OMV shrinks refining as Shell commits to the sector

Hydrocarbon Engineering,


OMV AG, the largest oil company in central Europe, has announced plans to sell € 1 billion of refining and marketing assets by 2014 in order to increases its focus on exploration and production.

The sale will be a ‘combination’ of different assets, including refining units and filling stations, according to chief executive officer Gerhard Roiss.

Roiss went on, stating that the Vienna-based company may ‘leave some countries that we are in’, although no specific locations were named. The company plans to concentrate on businesses ‘where we can supply out of our refineries’.

The move will shift focus to exploration and production operations, which are expected to account for 55% of its total assets by 2021, up from 35% in 2010. Refining and marketing will fall to 25% from 53%. Some international oil companies including Chevron Corp. and Royal Dutch Shell Plc have already sold unprofitable European refineries.

The move comes against a backdrop of similar action: several integrated oil companies have recently concluded they would be better off split into separate parts.

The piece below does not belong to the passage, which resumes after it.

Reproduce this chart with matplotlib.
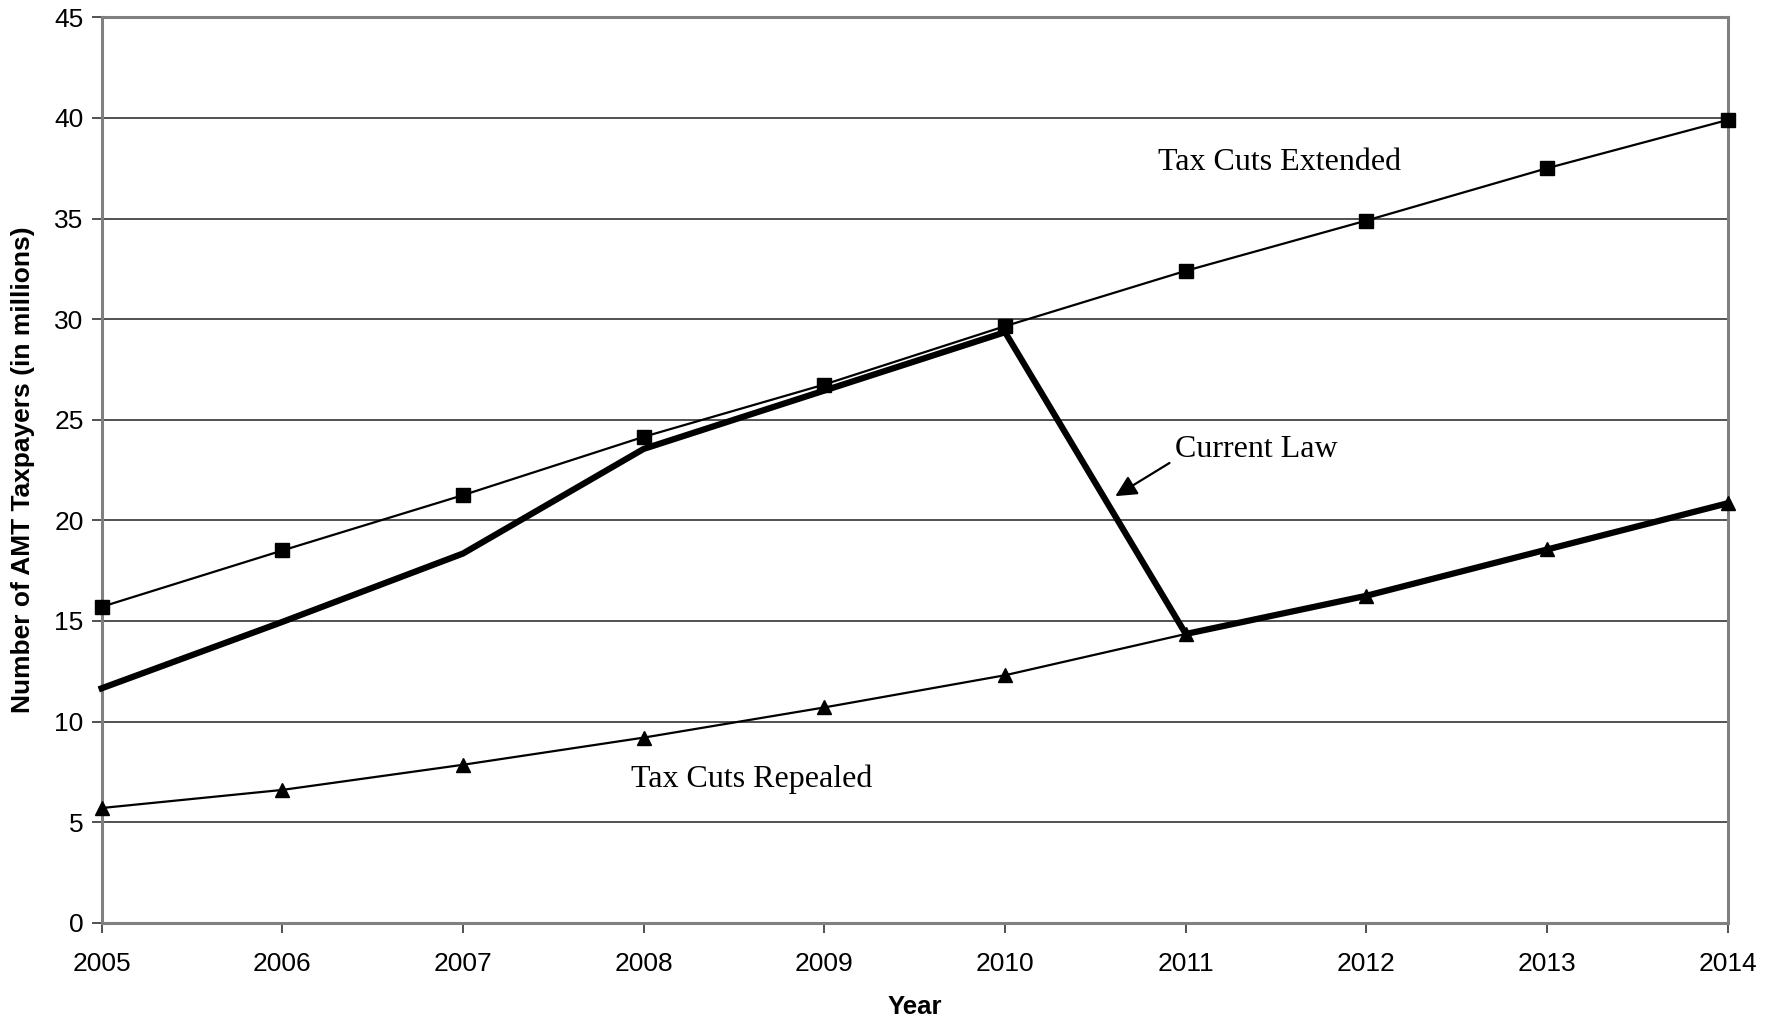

ConocoPhillips said in July that it is dividing itself into two publicly traded companies, one for each side of the business. That follows a similar move Marathon Oil Corp. made this summer when it created publicly traded Marathon Petroleum Corp. to run its refineries. Meanwhile, Murphy Oil Corp. has sold all of its refineries except for one in Wales, which it is actively shopping.

Royal Dutch Shell, however, appear to be going against the grain somewhat. The company’s chief executive has stated that Shell has no plans to shed refineries, and that they ‘will remain an integrated oil company’.

In an interview with the Wall Street Journal, Peter Voser said that Shell values its refineries as part of its overall business. Owning refineries, he said, should give the company an advantage in developing its Canadian oilsands, the thick crude that requires intense refining, and in its efforts to turn North America's abundant natural gas into fuel for vehicles.

If a company is only involved in one part of the oil and gas business, he said, ‘you have the risk that others will optimise the value chain.’

Mr. Voser said that having refining capabilities also gives Shell an advantage when courting government owned oil companies, which typically have access to vast reserves but little capability to get oil and gas out of the ground or to turn them into marketable products.

‘For us to be the right partner to national oil companies, we have to be integrated’, he said.

 

 

In other Shell news, the company has reported unusual flaring at its Pernis, Rotterdam refinery in the Netherlands. The flare occurred on 20 September and was clean, causing no environmental damage. The refinery is Europe’s largest, with a processing capacity of 412 000 bpd.